しかし、「加賀友禅の技法を用いた板場友禅で染めた加賀染の反物」云々においては(板場友禅ってとこが嘘でない限り)違法性がみられない
ただし、加賀染=加賀友禅と誤認したお客様が詐欺だ!と思う可能性はあるし、紛らわしいので「不当表示防止法」にひっかかる可能性はある。……けど、この場合「誰かが購入して被害を訴えて…みたいな手順を得てはじめてことが動き出しそう」という気がしなくもないところが厄介ではあります。

ついでに、印刷物やWebサイトのような場所に書かれている場合は証拠として抑えられるんですけど、口頭説明における加賀友禅という言葉の使用については、水掛け論にしかならないので証拠的に使うのは難しい(Twitterで「担当者にこう言われた!」っていう説明だけでは証拠として弱い)

ってところかしら。
個人的には、コミケを始めとする同人の世界に近寄らないでくれでFAです。


余談:値段とか売り方とかその他思うこと

C99Aのときは20万だったのに!アキバでは100万!って話については、まあ強気すぎるなとは思います。値段の付け方については好きにしろ的考えではありますし、そのくらいの胆力がないと商売人って難しいんだろうなとも思うんですけど。に、しても、仕立て込みで100万かあ……しかも浴衣だから単仕立てだろ?完全採寸モードで手縫い仕立てだとしてもそんなにしないだろ普通…と思う、着物女子の端くれは思います。
(ちなみにC99Aのときはお試し価格だから…みたいな言い訳も可能といえば可能ではあるけども)
ちなみに、手洗いできるから木綿、という説明もあるらしいそうで。確かに、絹の着物は手洗いできない(厳密に言えば方法がないわけではないけど、高価な絹の着物を手洗いする勇気はない)とはいうものの、さ。個人的に手洗いできるからって100万の着物を洗おうと思うかというツッコミはココロの中にあったりします。
(最近はおしゃれ着洗剤・ネット使用かつ手洗いモードで洗濯機で洗濯できる着物も市販されています。既製品仕立て(オーダー採寸しない)なら1~2万くらいから買えたりします。自分の普段着のデニム着物なんか7000円くらいだしなあ)

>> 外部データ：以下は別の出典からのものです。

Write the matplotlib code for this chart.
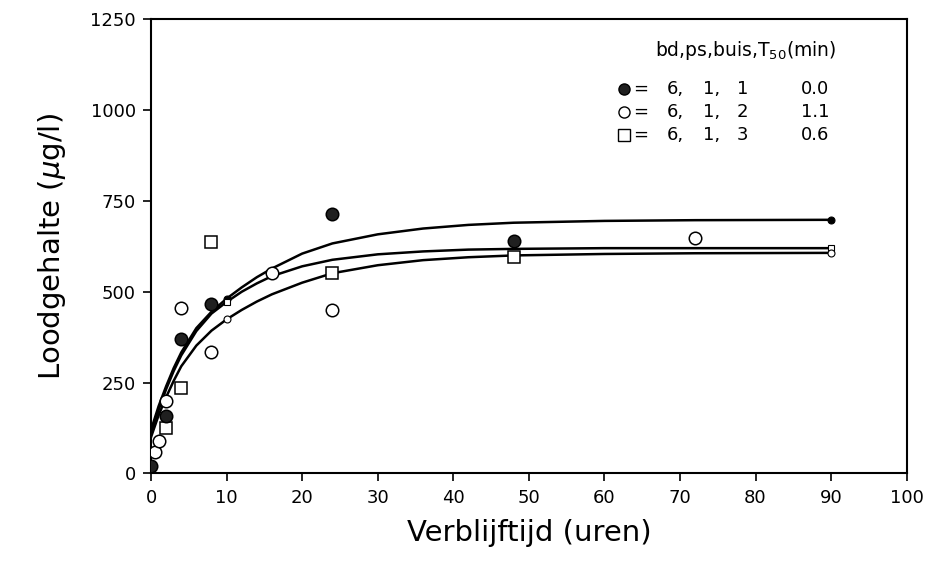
import matplotlib
matplotlib.use('Agg')
from matplotlib import pyplot as plt

# measured lead content per pipe setting (bd, ps, buis)
t_111 = [0, 2, 4, 8, 24, 48]
pb_111 = [20, 158, 371, 466, 713, 640]

t_112 = [0.5, 1, 2, 4, 8, 16, 24, 72]
pb_112 = [58, 90, 199, 454, 334, 551, 451, 647]

t_113 = [2, 4, 8, 24, 48]
pb_113 = [125, 236, 637, 551, 595]

# fitted curves, read at fixed times
t_fit = [0, 1, 2, 3, 4, 6, 8, 10, 12, 14, 16, 20, 24, 30, 36, 42, 48, 60, 72, 90]
fit_111 = [120, 185, 240, 290, 333, 400, 445, 481, 512, 540, 564, 605, 633, 658, 674, 684, 690, 695, 697, 698]
fit_113 = [110, 175, 232, 282, 325, 392, 440, 472, 500, 523, 543, 570, 588, 603, 611, 616, 618, 620, 620, 620]
fit_112 = [100, 160, 210, 255, 295, 352, 393, 424, 450, 473, 493, 525, 551, 573, 587, 595, 600, 604, 606, 607]

legend_rows = [('6,', '1,', '1', '0.0'), ('6,', '1,', '2', '1.1'), ('6,', '1,', '3', '0.6')]

plt.rcParams['font.family'] = ['DejaVu Sans']

fig = plt.figure(figsize=(9.34, 5.65), dpi=100)
ax = fig.add_axes([0.1617, 0.162, 0.809, 0.804])

# the three fit lines, with small symbols at 10 h and at the end
ax.plot(t_fit, fit_111, '-', color='black', lw=1.8, zorder=2)
ax.plot(t_fit, fit_113, '-', color='black', lw=1.8, zorder=2)
ax.plot(t_fit, fit_112, '-', color='black', lw=1.8, zorder=2)
ends = [t_fit.index(10), len(t_fit) - 1]
ax.plot([t_fit[i] for i in ends], [fit_111[i] for i in ends], 'o', ms=5,
        mfc='black', mec='black', mew=0.8, zorder=3)
ax.plot([t_fit[i] for i in ends], [fit_113[i] for i in ends], 's', ms=5,
        mfc='white', mec='black', mew=0.8, zorder=3)
ax.plot([t_fit[i] for i in ends], [fit_112[i] for i in ends], 'o', ms=5,
        mfc='white', mec='black', mew=0.8, zorder=3)

# measurements
ax.plot(t_112, pb_112, 'o', ms=9, mfc='white', mec='black', mew=1.1, zorder=4)
ax.plot(t_113, pb_113, 's', ms=9, mfc='white', mec='black', mew=1.1, zorder=4)
ax.plot(t_111, pb_111, 'o', ms=9, mfc='#202020', mec='black', mew=1.1, zorder=5)

ax.set_xlim(0, 100)
ax.set_ylim(0, 1250)
ax.set_xticks(range(0, 101, 10))
ax.set_yticks(range(0, 1251, 250))
ax.tick_params(direction='out', length=6, width=1.2, labelsize=13, pad=5)
for sp in ax.spines.values():
    sp.set_linewidth(1.5)

ax.set_xlabel('Verblijftijd (uren)', fontsize=21, labelpad=9)
ax.set_ylabel(r'Loodgehalte ($\mu$g/l)', fontsize=21, labelpad=16)

# key in the upper right corner
ax.text(0.667, 0.932, r'bd,ps,buis,T$_{\mathregular{50}}$(min)', transform=ax.transAxes,
        fontsize=13.5, ha='left', va='center')
styles = [dict(marker='o', mfc='#202020'), dict(marker='o', mfc='white'),
          dict(marker='s', mfc='white')]
for i, (row, st) in enumerate(zip(legend_rows, styles)):
    y = 0.846 - i * 0.0505
    ax.plot([0.626], [y], transform=ax.transAxes, ls='none', ms=8, mec='black',
            mew=1.0, clip_on=False, **st)
    ax.text(0.638, y, '=', transform=ax.transAxes, fontsize=13, va='center')
    ax.text(0.683, y, row[0], transform=ax.transAxes, fontsize=13, va='center')
    ax.text(0.730, y, row[1], transform=ax.transAxes, fontsize=13, va='center')
    ax.text(0.775, y, row[2], transform=ax.transAxes, fontsize=13, va='center')
    ax.text(0.898, y, row[3], transform=ax.transAxes, fontsize=13, va='center', ha='right')

plt.savefig('out.png', dpi=100)
plt.close()
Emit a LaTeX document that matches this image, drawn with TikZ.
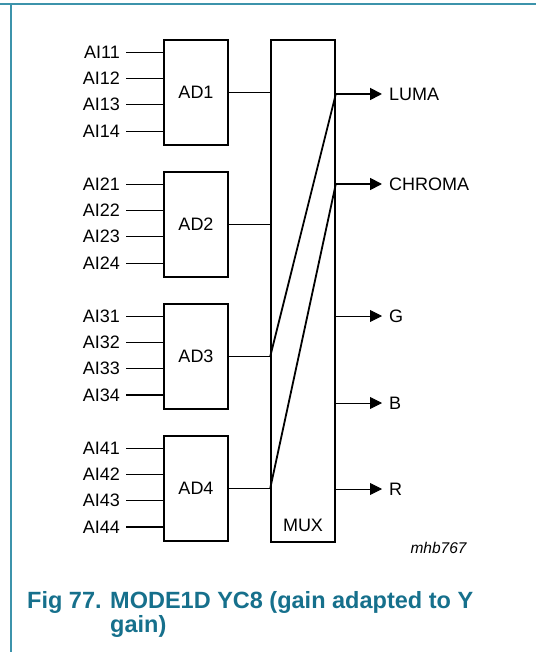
\documentclass[tikz,border=0pt]{standalone}
\usepackage{fontspec}
\setmainfont{Liberation Sans}
\usetikzlibrary{arrows.meta}
\definecolor{framecol}{RGB}{60,147,171}
\definecolor{capcol}{RGB}{22,112,140}
\begin{document}
\begin{tikzpicture}[x=1pt,y=-1pt,
  lbl/.style={font=\fontsize{18}{20}\selectfont},
  adbox/.style={draw,line width=1.6pt,minimum width=64pt,minimum height=105pt,inner sep=0pt,lbl},
  inlab/.style={anchor=east,inner xsep=6pt,inner ysep=0pt,lbl},
  outlab/.style={anchor=west,inner sep=0pt,lbl},
  thinw/.style={line width=0.9pt},
  thickw/.style={line width=1.8pt},
  tri/.style={-{Triangle[length=12pt,width=12pt]},shorten >=7pt}
]
\useasboundingbox (0,0) rectangle (536,652);
% frame
\draw[framecol,line width=1.5pt] (0,4) -- (536,4);
\draw[framecol,line width=1.5pt] (11,4) -- (11,652);
% AD boxes
\foreach \b in {1,...,4}{
  \node[adbox] (ad\b) at (196,{92.5+132*(\b-1)}) {AD\b};
  \foreach \i/\dy in {1/-40.5,2/-14.5,3/12,4/38.5}{
    \node[inlab] (ai\b\i) at (126,{92.5+132*(\b-1)+\dy}) {AI\b\i};
    \draw[thinw] (ai\b\i.east) -- (ad\b.west |- ai\b\i.east);
  }
}
\draw[thickw] (ai34.east) -- (ad3.west |- ai34.east);
\draw[thickw] (ai44.east) -- (ad4.west |- ai44.east);
% MUX
\node[draw,line width=1.6pt,minimum width=64pt,minimum height=502pt,inner sep=0pt] (mux) at (303,291) {};
\node[lbl] (muxlab) at (303,525) {MUX};
% outputs
\node[outlab] (luma) at (389,94) {LUMA};
\node[outlab] (chroma) at (389,184) {CHROMA};
\node[outlab] (g) at (389,316) {G};
\node[outlab] (bb) at (389,403) {B};
\node[outlab] (r) at (389,489) {R};
% AD to MUX
\draw[thinw] (ad1.east) -- (mux.west |- ad1.east);
\draw[thinw] (ad2.east) -- (mux.west |- ad2.east);
\draw[thickw] (ad3.east) -- (mux.west |- ad3.east);
\draw[thickw] (ad4.east) -- (mux.west |- ad4.east);
\draw[thickw] (mux.west |- ad3.east) -- (mux.east |- luma.west);
\draw[thickw] (mux.west |- ad4.east) -- (mux.east |- chroma.west);
% arrows
\draw[thickw,tri] (mux.east |- luma.west) -- (luma.west);
\draw[thickw,tri] (mux.east |- chroma.west) -- (chroma.west);
\draw[thinw,tri] (mux.east |- g.west) -- (g.west);
\draw[thinw,tri] (mux.east |- bb.west) -- (bb.west);
\draw[thinw,tri] (mux.east |- r.west) -- (r.west);
% code
\node[font=\itshape\fontsize{15.5}{17}\selectfont] (code) at (438.5,548) {mhb767};
% caption
\node[anchor=base west,align=left,inner sep=0pt,text=capcol,font=\bfseries\fontsize{23.5}{24}\selectfont] (caption) at (27,632) {\makebox[83pt][l]{Fig 77.}MODE1D YC8 (gain adapted to Y\\\hspace*{83pt}gain)};
\end{tikzpicture}
\end{document}
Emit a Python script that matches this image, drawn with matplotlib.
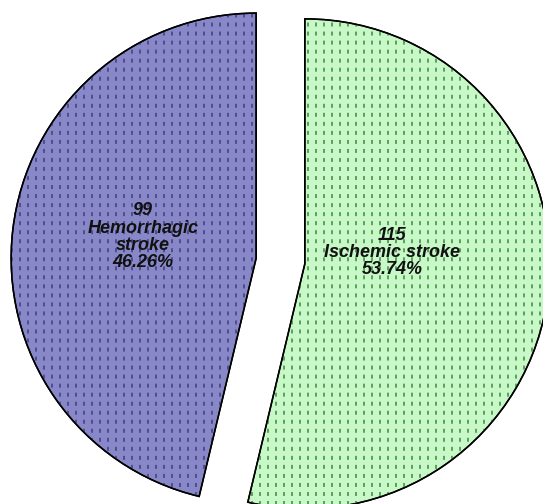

あと、木綿製であることも絡んでくるとは思うんですけど、SDGsに取り込まれてるのよね、この反物と着物。で、これを作ってる会社の販売物とか業務内容とかを見てると、環境保護云々だけじゃなくいわゆるヴィーガンとかスピリチュアルとかも絡んでくるんだなあ……みたいな、どんよりした気持ちになってきます。そういや、ヴィーガンのうち動物愛護精神の人たち、確か絹織物ダメなんだよね。ああだから木綿なのかなあと。

と、多分この会社の担当者とどっかの女性起業家交流会的集まりで顔合わせしたよね(ただし、そこで知り合った人はほぼほぼ厄介だったので縁を切っているから今は知らん)……と思い出している私の戯言はここまで。